From: nmm1 on 31 Dec 2009 08:57
In article <36adnfDfyf77OqHWnZ2dnUVZ_sCdnZ2d(a)bestweb.net>,
Mayan Moudgill <mayan(a)bestweb.net> wrote:
>> But what the languages DON'T do is to specify exactly which memory
> > locations are read and 'updated' by other primitives in the language
> > ...
>> [T]he the only reliable rule for a system is
>> to provide sequential consistency of all operations ...
>With the exception of languages where processes and communication are
>made explicit (e.g. CSP + derivatives, Linda).
Or Fortran/C/C++ together with MPI (not one-sided).
>And another exception for languages with communcation restricted to
>immutable types (CLU, functional languages).
Neither of those were in the class under consideration. Functional
languages effectively don't have a memory model, anyway.
From: "Andy "Krazy" Glew" on 31 Dec 2009 13:45
> The key is that you can't do ANYTHING when handicapped by a memory
> model like those of C, C++ or Java - once the address of a subobject
> is required to be fixed, you are dead.
Ah, now we are getting somewhere.
Now, I *like* the fact that C in some ways is essentially a structured
assembly - at a particular point in time an object or subobject has an
address, and that can be taken and used.
However, I agree that it is the possibly of such an address persisting
forever that gets in the way of so many things.
Although... garbage collection systems can at least locate all such.
However, we would not want to have to do such a scan from the GC roots
frequently, as part of some synchronization or parallelization operations.
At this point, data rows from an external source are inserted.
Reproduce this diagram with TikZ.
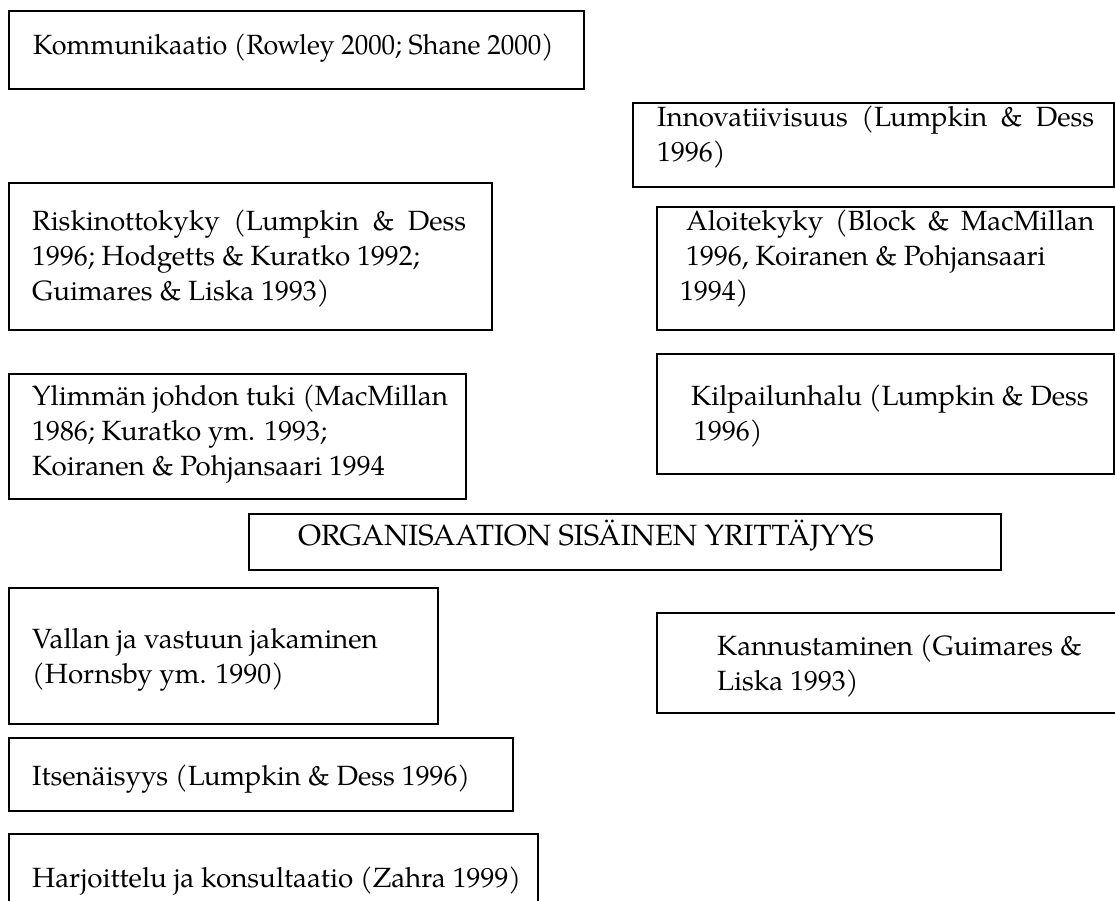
\documentclass[tikz,border=0pt]{standalone}
\usepackage{fontspec}
\setmainfont{TeX Gyre Pagella}
\begin{document}
\begin{tikzpicture}[x=1pt,y=-1pt,
  box/.style={draw=black, line width=2pt, rectangle, inner sep=0pt, anchor=north west},
  txt/.style={anchor=base west, inner sep=0pt, align=left,
              font=\fontsize{27.8}{35}\selectfont}]
\useasboundingbox (0,0) rectangle (1115,901);

% frames
\node[box, minimum width=575pt, minimum height=78pt]  (kom)  at (8,10)   {};
\node[box, minimum width=481pt, minimum height=84pt]  (inn)  at (632,102) {};
\node[box, minimum width=483pt, minimum height=147pt] (ris)  at (8,182)  {};
\node[box, minimum width=457pt, minimum height=123pt] (alo)  at (656,206) {};
\node[box, minimum width=457pt, minimum height=125pt] (yli)  at (8,373)  {};
\node[box, minimum width=457pt, minimum height=120pt] (kil)  at (656,353) {};
\node[box, minimum width=752pt, minimum height=56pt]  (org)  at (248,513) {};
\node[box, minimum width=429pt, minimum height=136pt] (val)  at (8,587)  {};
\node[box, minimum width=470pt, minimum height=100pt] (kan)  at (656,612) {};
\node[box, minimum width=504pt, minimum height=73pt]  (its)  at (8,737)  {};
\node[box, minimum width=529pt, minimum height=100pt] (har)  at (8,833)  {};

% labels (each node sits on the baseline of its last line)
\node[txt] (tkom) at (33,55) {\scalebox{0.97}[1]{Kommunikaatio (Rowley 2000; Shane 2000)}};
\node[txt] (tinn) at (657,162) {\makebox[437pt][s]{Innovatiivisuus (Lumpkin \& Dess}\\1996)};
\node[txt] (tris) at (32,300) {\makebox[434pt][s]{Riskinottokyky (Lumpkin \& Dess}\\1996; Hodgetts \& Kuratko 1992;\\Guimares \& Liska 1993)};
\node[txt] (talo) at (680,300) {\hspace*{6pt}\makebox[408pt][s]{Aloitekyky (Block \& MacMillan}\\\hspace*{6pt}1996, Koiranen \& Pohjansaari\\1994)};
\node[txt] (tyli) at (32,475) {Ylimmän johdon tuki (MacMillan\\1986; Kuratko ym. 1993;\\Koiranen \& Pohjansaari 1994};
\node[txt] (tkil) at (691,440) {Kilpailunhalu (Lumpkin \& Dess\\\hspace*{3pt}1996)};
\node[txt, font=\fontsize{29.3}{35}\selectfont] (torg) at (298,545) {ORGANISAATION SISÄINEN YRITTÄJYYS};
\node[txt] (tval) at (32,683) {Vallan ja vastuun jakaminen\\(Hornsby ym. 1990)};
\node[txt] (tkan) at (717,690) {Kannustaminen (Guimares \&\\Liska 1993)};
\node[txt] (tits) at (32,785) {Itsenäisyys (Lumpkin \& Dess 1996)};
\node[txt] (thar) at (32,887) {Harjoittelu ja konsultaatio (Zahra 1999)};
\end{tikzpicture}
\end{document}
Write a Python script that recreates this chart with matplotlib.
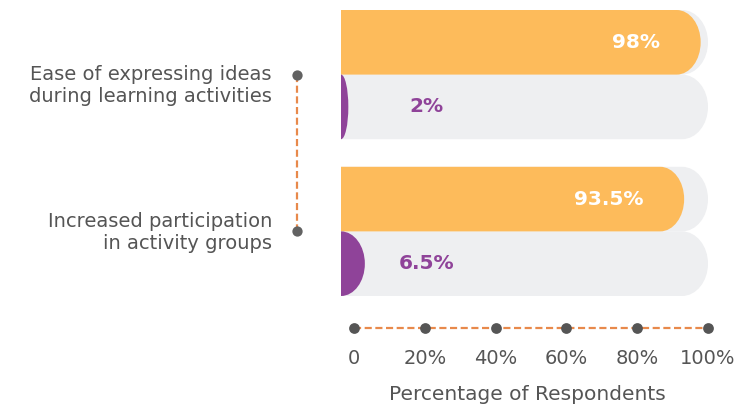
import matplotlib
matplotlib.use("Agg")
import matplotlib.pyplot as plt
from matplotlib.path import Path
from matplotlib.patches import PathPatch
from matplotlib.transforms import blended_transform_factory, ScaledTranslation

# ---- data ----
categories = ["Ease of expressing ideas\nduring learning activities",
              "Increased participation\nin activity groups"]
yes_values = [98, 93.5]
no_values = [2, 6.5]
yes_labels = ["98%", "93.5%"]
no_labels = ["2%", "6.5%"]
x_ticks = [0, 20, 40, 60, 80, 100]
x_tick_labels = ["0", "20%", "40%", "60%", "80%", "100%"]
x_title = "Percentage of Respondents"

# ---- style ----
ORANGE = "#FDBB5B"
PURPLE = "#8F4399"
TRACK = "#EEEFF1"
DASH = "#E8894B"
DOT = "#626262"
TEXT = "#555555"
FONT = "DejaVu Sans"

W, H = 739, 405
fig = plt.figure(figsize=(W / 100, H / 100), dpi=100)

# bar area in pixels
bx0, bx1 = 341, 708
by0, by1 = 10, 296
ax = fig.add_axes([bx0 / W, (H - by1) / H, (bx1 - bx0) / W, (by1 - by0) / H])
half = 0.412
ax.set_xlim(0, 100)
ax.set_ylim(1 + half, -half)
ax.axis("off")

px_per_x = (bx1 - bx0) / 100.0
KAPPA = 0.5523


def round_bar(ax, y_center, height, width, color, r_px=24, z=2):
    """Horizontal bar starting at 0 with elliptically rounded right end."""
    rx = min(r_px / px_per_x, width)
    ry = height / 2.0
    top = y_center - height / 2.0
    bot = y_center + height / 2.0
    x1 = width
    verts = [
        (0, top),
        (x1 - rx, top),
        (x1 - rx + rx * KAPPA, top), (x1, top + ry - ry * KAPPA), (x1, top + ry),
        (x1, bot - ry + ry * KAPPA), (x1 - rx + rx * KAPPA, bot), (x1 - rx, bot),
        (0, bot),
        (0, top),
    ]
    codes = [Path.MOVETO, Path.LINETO,
             Path.CURVE4, Path.CURVE4, Path.CURVE4,
             Path.CURVE4, Path.CURVE4, Path.CURVE4,
             Path.LINETO, Path.CLOSEPOLY]
    ax.add_patch(PathPatch(Path(verts, codes), facecolor=color,
                           edgecolor="none", zorder=z))


sub_h = half
for i in range(len(categories)):
    y_yes = i - sub_h / 2
    y_no = i + sub_h / 2
    round_bar(ax, y_yes, sub_h, 100, TRACK, r_px=26, z=1)
    round_bar(ax, y_no, sub_h, 100, TRACK, r_px=26, z=1)
    round_bar(ax, y_yes, sub_h, yes_values[i], ORANGE, z=2)
    round_bar(ax, y_no, sub_h, no_values[i], PURPLE, z=2)
    ax.text(yes_values[i] - 11, y_yes, yes_labels[i], ha="right", va="center",
            color="white", fontsize=14.5, fontweight="bold", family=FONT, zorder=3)
    ax.text(23.3, y_no, no_labels[i], ha="center", va="center",
            color=PURPLE, fontsize=14.5, fontweight="bold", family=FONT, zorder=3)

# category axis: dashed spine with dots at category centres
bt = blended_transform_factory(ax.transAxes, ax.transData)
spine_x = (297 - bx0) / (bx1 - bx0)
ypos = list(range(len(categories)))
ax.plot([spine_x] * len(ypos), ypos, transform=bt, color=DASH, lw=1.6,
        dashes=(3.2, 1.6), clip_on=False, zorder=1)
ax.scatter([spine_x] * len(ypos), ypos, transform=bt, s=55, color=DOT,
           clip_on=False, zorder=4, linewidths=0)
label_x = (272 - bx0) / (bx1 - bx0)
nudge_px = [11, 1]
for i, cat in enumerate(categories):
    tr = bt + ScaledTranslation(0, -nudge_px[i] / 100, fig.dpi_scale_trans)
    ax.text(label_x, i, cat, transform=tr, ha="right", va="center",
            color=TEXT, fontsize=14, family=FONT, linespacing=1.2)

# value axis: dashed line with dots at ticks
ax2 = fig.add_axes([354 / W, (H - 338) / H, (708 - 354) / W, 20 / H])
ax2.set_xlim(0, 100)
ax2.set_ylim(-1, 1)
for s in ax2.spines.values():
    s.set_visible(False)
ax2.set_yticks([])
ax2.plot([x_ticks[0], x_ticks[-1]], [0, 0], color=DASH, lw=1.6,
         dashes=(3.2, 1.6), clip_on=False, zorder=1)
ax2.scatter(x_ticks, [0] * len(x_ticks), s=60, color="#555555",
            clip_on=False, zorder=3, linewidths=0)
ax2.set_xticks(x_ticks)
ax2.set_xticklabels(x_tick_labels, family=FONT, fontsize=14, color=TEXT)
ax2.tick_params(axis="x", length=0, pad=8)
ax2.patch.set_alpha(0)

fig.text(527 / W, 1 - 394 / H, x_title, ha="center", va="center",
         color=TEXT, fontsize=14.5, family=FONT)

fig.savefig("out.png", dpi=100)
So, I agree that it might be nice to have a language "mode" that forbids
or deprecates the address-of operator. E.g. one that had a special
repreesentation for parameters, that allowed reference, copy-in/out,
etc. semantics. E.g. one that had a special representation for the
pointers that so many people use to walk down an array or linked list.
E.g. a mode in which such a special-reference was globally registered,
or otherwise made easier to reason about parallelism and aliasing-wise.
E.g. where certain casts and other operations that, in C, make
aliasing analysis almost impractical, were disallowed.
One of the reasons I am hopeful for C# is that it has at least the safe
and unsafe modes. I am hopeful that modes in a language - essentially
sublanguages - may be useful in making memory better behaved. I am
hopeful that more language moding or subsetting mechanisms will be
created. Sure, you could create new languages as necessary - but it is
a pity when certain library mechanisms that could be used in all of the
new languages are prevented, because they are new, separate, languages.
E.g. I want separate languages or sublanguages, but I want the STL to
be portable across them all.
Note that if you can overload the address of operator &(T) you can get
much of the above. But then you will want to have a mode that prevents
standard user code from using &int=>int*; you will want to ensure that,
in one of your safe sublanguages, &int=>well_behaved_ptr<int>. Or, if
you don't like overloading, is illegal.